COGNIRON Cognitive Robot

COGNIRON Cognitive Robot Companions

COGNIRON Cognitive Robot Companion

The bar for science and technology keeps getting raised higher and higher. Apparently robots that know your voice and follow you around is not enough, for now scientists are working on plans to create the true robot companion: one who can serve as a personalized, life-long companion for the unique individual. In other words, robots who can actually adapt to the specific social, emotional and cognitive needs of the people they are living with. Sounds like a tough job. Husbands and wives have been trying to achieve this same exact thing for years.

COGNIRON Cognitive Robot Companion

Individualized robots are necessary due to the uniqueness of each human person: people have individual needs, likes and dislikes, preferences and personalities that a companion would have to adapt to, and therefore it is argued that one and the same robot will not fit all people. And thus the emergence of projects like COGNIRON, which is made up of European scientists and engineers that hope to make the leap from building single function “dumb” machines to adaptive learning machines: Machines that could really learn, robots that are not only ready-made devices but artificial creatures, which can improve their capabilities in a continuous process of acquiring new knowledge and skills

COGNIRON Cognitive Robot Companion

In the European Commission’s 'Beyond Robotics' work program, COGNIRON is said to be studying the development of cognitive robots whose “purpose in life” would be to serve humans as assistants or “companions.” Such robots would be able to learn new skills and tasks in an active open-ended way and to grow in constant interaction and co-operation with humans. The concept is classic science fiction fodder, but following the work of the COGNIRON cognitive robot companion project, which has been receiving funding from the IST’s Future and Emerging Technologies initiative since January 2004, this may one day become science fact.

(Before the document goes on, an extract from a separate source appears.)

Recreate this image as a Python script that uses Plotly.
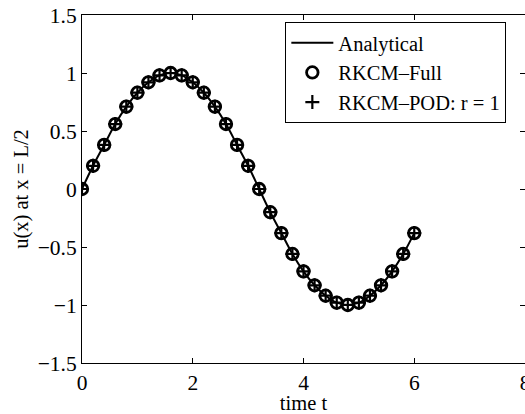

So what can this COGNIRON cognitive robot companion do exactly?

Dr Raja Chatila, research director at the Systems Architecture and Analysis Laboratory of the French Centre National de la Recherche Scientifique (LAAS-CNRS), and COGNIRON project coordinator, says that the example often used for a cognitive robot is a robot that’s able to “fulfill your needs, like passing you a drink or helping in everyday tasks.” Of course once intelligent behavior is fully realized, there may be no limits as to the beneficial tasks a cognitive robot could do.

As of now, what it should be able to do is to act as a mechatronic device, endowed with mobility and manipulation capacities in human environments. But because the robot is meant for permanent interactions with humans in ever-changing contexts and situations, a cognitive companion robot simply cannot be a ready-made, “one-size-fits-all” device. This continued interaction with humans will always demand the execution of tasks that will continually change, and thus a robot companion must be prepared to deal with this kind of dynamism. The robot will then have to exhibit cognitive capacities for adapting its behavior in relation to what the situations and the specific task calls for.

To do this, a cognitive robot will have to understand its spatial surroundings, to make decisions according to its own evaluation of its situation, and to interact closely with humans both physically and through dialogue. These capacities cannot be pre-programmed, but will have to be learned. And so open-ended learning processes will have to be at the core of the robot’s every function, allowing the robot companion to successfully adapt to its human partner and learn new skills that will correctly match the humans' needs.

Dr Chatila summarizes the purpose of the project’s key research themes, “Research breaks down into four capacities required by a cognitive robot companion: perception and cognition of environment; learning by observation; decision making; communication and interaction with humans.” He says that decision-making is a fundamental capability of a cognitive robot. It is important for a robot’s autonomous deliberation, task execution, or for human-robot collaborative problem solving. It also integrates the three other capacities: interaction, learning and understanding the environment. He says that “getting a robot to move around a human, without hurting them, and while making them feel comfortable, is a vital task.”

It also means that a cognitive robot must be able to understand subtle cues and the purpose of a human’s movements. Since much of human communication is non-verbal, it is vital for cognitive machines to pick up cues that are important and what aren’t. To provide solutions to these problems, the researchers took inspiration from “natural cognition as it occurs in humans,” which is one reason why a cognitive robot companion needs to be able to learn.

As of now, the project has reportedly made enormous progress and the team feels confident they will meet their criteria for success: three “Key Experiments” are being implemented on real robots for the integration, demonstration and validation of the research results. One experiment will feature a robot building a model of its environment in the course of a home tour, another one will feature a curious and proactive robot that will be able to deduce that a human needs something to be done, and the third one will demonstrate a robot’s ability to learn by imitation and repetition.

The Cogniron project has already partially implemented all three experiments, but there is a long way to go before a fully functional Cognitive Robot Companion may be realized and potentially commercialized. Looks like we’ll have to make do with the people we live with for a little longer.